What’s the reason that a search result could return two url and split by ',' and how diffenent webpage could have same score? No matter in what kind of scenario, e.g., (the chunking makes the content idendical), those results should be flatted.

Chris_Deotte · May 30, 2025, 10:29pm

Note that the images are being resized incorrectly in the latest fix to crag_batch_iterator.py here. With the recent code update in the starter kit, now egocentric images are not being resized and non-egocentric images are being resized to 960x1280. In other words, the recent update has made the situation worse.

jyotish · May 31, 2025, 3:28am

Apologies for this

Updated the starter kit!

Jiaqi · May 31, 2025, 4:41am

@Chris_Deotte Sorry for the trouble. please see @jyotish 's response below. It should be corrected now.
Note that this bug affected starter kit only. Submission has the correct set up.

yikuan_xia · May 31, 2025, 5:11am

The quality of the new search_pipeline for web is far worse than the previous version.
1.Why the currecnt public-test set and validatation set has similar number of queries, but the corresponding pipeline for web search have different number of entries. (public-test web search~130k,current validation web search~70k). This indicates that many information can’t be found in the current validation web search pipeline
2. I randomly check 10 entities in the ground truth validation dataset, 5 of them can not be found in the search pipeline, (the entites are: millipedes, gatorade, suits TV show, st.patrick’s cathedral, hugo boss)). In the last round validation pipeline and the claimed settings, we can find almost all related information in the pipeline. There must be a problem in the current version of web search pipeline. Besides, the end-2-end performance of our local baseline is worsened a lot using the current search pipeline compared with the pipeline proposed in phase 1. Can you check whether there’s problem with the web search index in the current version?
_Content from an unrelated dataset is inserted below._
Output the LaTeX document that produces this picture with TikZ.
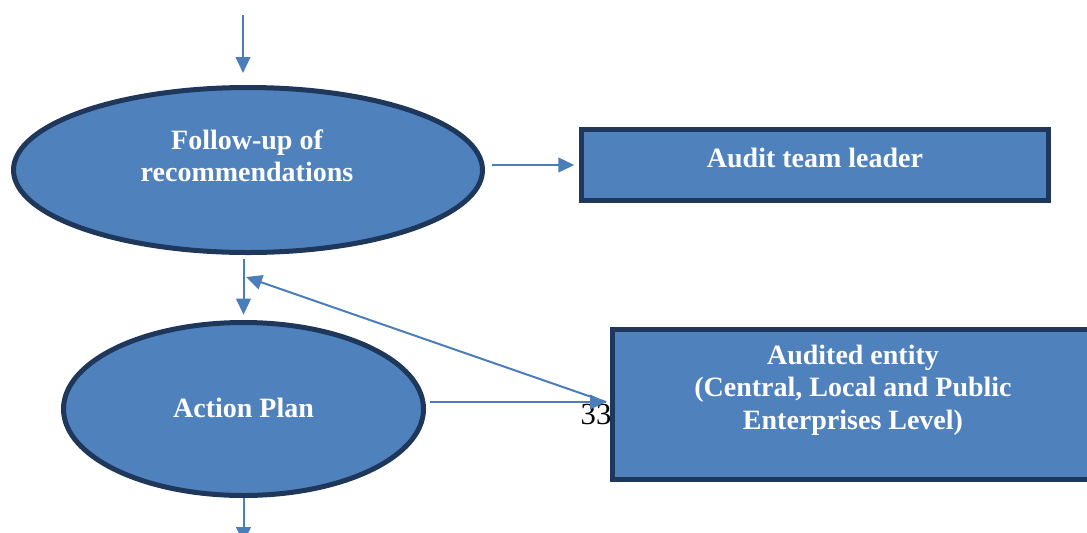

Jiaqi · May 31, 2025, 6:07am

@yikuan_xia
for #1, public-test index covers search corpus for both validation and public-test set.
Validation index covers search corpus for validation set only.
That is why the size is different and size of public-test set almost doubles the validation index.
Nevertheless, can expect similar behavior and recall across validation and public-test index.

for #2, thanks for raising the concern. We will investigate the quality issue and get back on this.

Jiaqi · June 1, 2025, 8:21am

@wufanyou thanks for flagging. Our team will fix the corrupted validation index soon.
do you observe any issue with public-test index?

Jiaqi · June 1, 2025, 8:24am

@yikuan_xia Our team will fix the corrupted validation index soon. The public-test index should be working as expected.

Chris_Deotte · June 1, 2025, 11:53pm

Hi. Please tell @yilun_jin8 and @jyotish to fix the leaderboard. (Details in discussion here). A working leaderboard will motivate participants to work harder and you and Meta will receive a better solution! Thank you.

Jiaqi · June 2, 2025, 8:06am

Hi @Chris_Deotte, agree with you and sorry to know that the leaderboard is not working. AIcrowd team is aware of this issue and working on the fix. will keep everyone posted.

Jiaqi · June 2, 2025, 9:31pm

@Chris_Deotte phase 2 leaderboard is back for all the tasks!